Ok so now we are cooking. Rinse the pan a little if you want. Then back on the stove to get hot. Once hot put in olive oil and then onions and salt. Why salt? It brings out the liquid in the onions just like it dehydrates us. Let them get going until they start to brown up... that is the sweet stuff there. Now I said brown not black right? Ok remember that it is a fine line. Then add in the fennel and cook for a few minutes. Then toss in the tomatoes. All of a sudden you look over and have sauce. WOW!
Now let that go for awhile. Add salt and pepper to taste. Now when I say taste I mean just that. Grab a spoon and see if it is good. If you don't say ewe that is salty or you aren't like dang that is good you need more. Ok now add the pasta and let that cook for awhile. Here is the trick. Your sauce was real watery right? And your pasta wasn't quite done right? Ok put it together... and there is your ah ha moment. Your pasta is going to absorb your awesome sauce.

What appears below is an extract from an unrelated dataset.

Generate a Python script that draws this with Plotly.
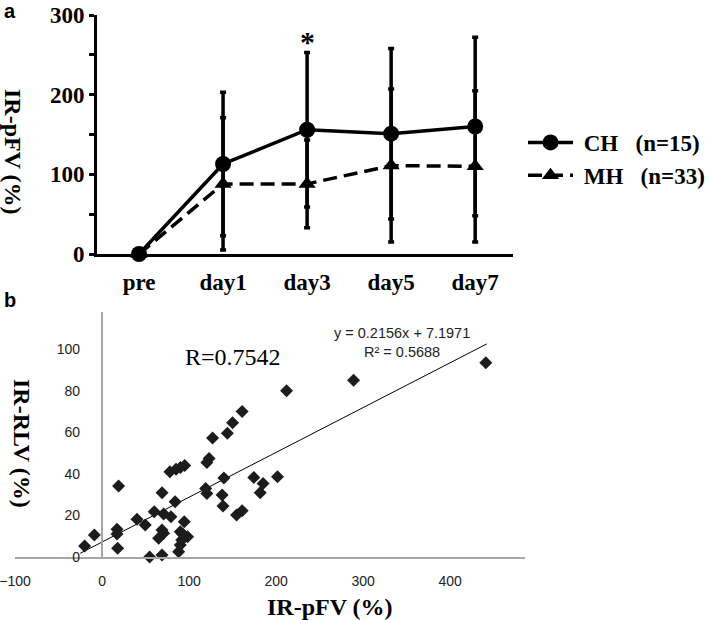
import plotly.graph_objects as go

# ---------------- Panel a data ----------------
days = ["pre", "day1", "day3", "day5", "day7"]
ch_mean = [0, 113, 156, 151, 160]
ch_sd = [0, 90, 97, 107, 112]
mh_mean = [0, 88, 88, 111, 110]
mh_sd = [0, 83, 55, 96, 95]
ch_name = "\u00a0CH\u00a0\u00a0\u00a0(n=15)"
mh_name = "\u00a0MH\u00a0\u00a0\u00a0(n=33)"

# ---------------- Panel b data ----------------
pfv = [441, 289, 212, 161, 150, 144, 127, 123, 120.5, 78, 85, 90, 95,
       19, 69, 84, 119, 120.5, 140, 138, 139, 154.6, 161, 174.4, 185,
       181.7, 201.6, 60, 70.8, 79.2, 40.2, 49.7, 94.5, 17.2, 17.2, -8.8,
       -20, 17.9, 68.9, 70.8, 65, 89.9, 92.6, 98.3, 91.6, 89.9, 88, 54.7, 68.9]
rlv = [93.4, 85, 80, 70, 64.6, 59.5, 57.3, 47.4, 45.5, 41, 42.2, 43, 44,
       34.1, 30.9, 26.6, 33, 30.6, 38, 29.8, 24.5, 20.2, 22.3, 38.3, 35.4,
       30.9, 38.6, 21.8, 20.7, 19.4, 18.1, 15.4, 17, 13.3, 11.1, 10.6,
       5.3, 4.2, 13, 11.4, 9, 12.2, 11.1, 9.8, 8.2, 5.8, 2.5, 0, 1]
slope = 0.2156
intercept = 7.1971
fit_x = [-25, 442]
fit_y = [slope * v + intercept for v in fit_x]

W, H = 709, 620
def px(x):
    return x / W
def py(y):
    return 1 - y / H

SERIF = "Liberation Serif, Times New Roman, serif"
SANS = "Liberation Sans, Arial, sans-serif"

fig = go.Figure()

fig.add_trace(go.Scatter(
    x=days, y=ch_mean, name=ch_name, mode="lines+markers",
    line=dict(color="black", width=3.5),
    marker=dict(symbol="circle", size=16, color="black"),
    error_y=dict(type="data", array=ch_sd, visible=True, thickness=3.5, width=3, color="black"),
    xaxis="x", yaxis="y", cliponaxis=False, legendgroup="a",
))
fig.add_trace(go.Scatter(
    x=days, y=mh_mean, name=mh_name, mode="lines+markers",
    line=dict(color="black", width=3.5, dash="14px,7px"),
    marker=dict(symbol="triangle-up", size=15, color="black"),
    error_y=dict(type="data", array=mh_sd, visible=True, thickness=3.5, width=3, color="black"),
    xaxis="x", yaxis="y", cliponaxis=False, legendgroup="b",
))

fig.add_trace(go.Scatter(
    x=fit_x, y=fit_y, mode="lines", line=dict(color="black", width=1),
    xaxis="x2", yaxis="y2", showlegend=False, hoverinfo="skip",
))
fig.add_trace(go.Scatter(
    x=pfv, y=rlv, mode="markers",
    marker=dict(symbol="diamond", size=10, color="#1c1c1c"),
    xaxis="x2", yaxis="y2", showlegend=False, cliponaxis=False,
))

fig.update_layout(
    width=W, height=H, margin=dict(l=0, r=0, t=0, b=0, pad=0, autoexpand=False),
    paper_bgcolor="white", plot_bgcolor="white",
    xaxis=dict(
        domain=[px(97), px(513)], anchor="y", type="category",
        categoryorder="array", categoryarray=days, range=[-0.5, 4.45],
        showline=True, linewidth=3, linecolor="black", ticks="",
        showgrid=False, zeroline=False, ticklabelstandoff=5, automargin=False,
        tickfont=dict(family=SERIF, size=23, color="black", weight="bold"),
    ),
    yaxis=dict(
        domain=[py(254), py(15)], anchor="x", range=[0, 300], dtick=100,
        showline=True, linewidth=3, linecolor="black",
        ticks="outside", ticklen=5, tickwidth=2.5, tickcolor="black",
        minor=dict(dtick=50, ticks="outside", ticklen=5, tickwidth=2.5, tickcolor="black"),
        showgrid=False, zeroline=False, ticklabelstandoff=0, automargin=False,
        tickfont=dict(family=SERIF, size=23, color="black", weight="bold"),
    ),
    xaxis2=dict(
        domain=[px(15), px(525)], anchor="y2", range=[-100, 486], dtick=100,
        showline=True, linewidth=1.5, linecolor="#a6a6a6", ticks="",
        showgrid=False, zeroline=False, ticklabelstandoff=10, automargin=False,
        ticklabeloverflow="allow",
        tickfont=dict(family=SANS, size=14, color="#222222"),
    ),
    yaxis2=dict(
        domain=[py(557), py(311.7)], anchor="free", position=px(101.7),
        range=[0, 118], dtick=20, automargin=False, ticklabeloverflow="allow",
        showline=True, linewidth=1.5, linecolor="#a6a6a6", ticks="",
        showgrid=False, zeroline=False, ticklabelstandoff=18,
        tickfont=dict(family=SANS, size=14, color="#222222"),
    ),
    legend=dict(
        x=px(523), y=py(121), xanchor="left", yanchor="top",
        font=dict(family=SERIF, size=23, color="black", weight="bold"),
        bgcolor="rgba(0,0,0,0)", traceorder="grouped", tracegroupgap=0,
        itemwidth=45,
    ),
    showlegend=True,
)

def ann(text, x, y, size, family, angle=0, bold=False, color="black"):
    fig.add_annotation(
        text=text, x=px(x), y=py(y), xref="paper", yref="paper",
        xanchor="center", yanchor="middle", showarrow=False, textangle=angle,
        font=dict(family=family, size=size, color=color, weight="bold" if bold else "normal"),
    )

ann("a", 10, 11, 20, SANS, bold=True)
ann("b", 10, 300, 20, SANS, bold=True)
ann("IR-pFV (%)", 13, 152, 24, SERIF, angle=90, bold=True)
ann("IR-RLV (%)", 22, 443, 24, SERIF, angle=90, bold=True)
ann("IR-pFV (%)", 330, 607, 24, SERIF, bold=True)
ann("R=0.7542", 233, 357, 24, SERIF)
ann("y = 0.2156x + 7.1971", 402, 333, 14.5, SANS, color="#222222")
ann("R\u00b2 = 0.5688", 402, 352, 14.5, SANS, color="#222222")

# significance asterisk above day3 (data coordinates)
fig.add_annotation(
    text="*", x="day3", y=244, xref="x", yref="y", showarrow=False,
    yanchor="bottom", font=dict(family=SERIF, size=30, color="black", weight="bold"),
)

# remove the browser's default page margin so the figure sits at the top-left corner
fig.write_html(
    "out.html",
    config={"displayModeBar": False},
    post_script="document.body.style.margin='0';document.body.style.padding='0';",
)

Now you are done. Serve it and enjoy. What else can you do? Add some fresh basil is awesome! Tonight I served it with a spoon and before just shoving the spoon in I grabbed a spoonful of Marscarpone (Italian cream cheese). Adds some delicious creaminess to the dish. Top it with some good parmesan and you are golden. If you get some nice Italian sausages with fennel it will be a great compliment or eat it just the way you made it.
I hope you learned a thing or two along with finding a great recipe. My goal is to always teach you one thing, but let you apply it to a number of different things. Happy cooking!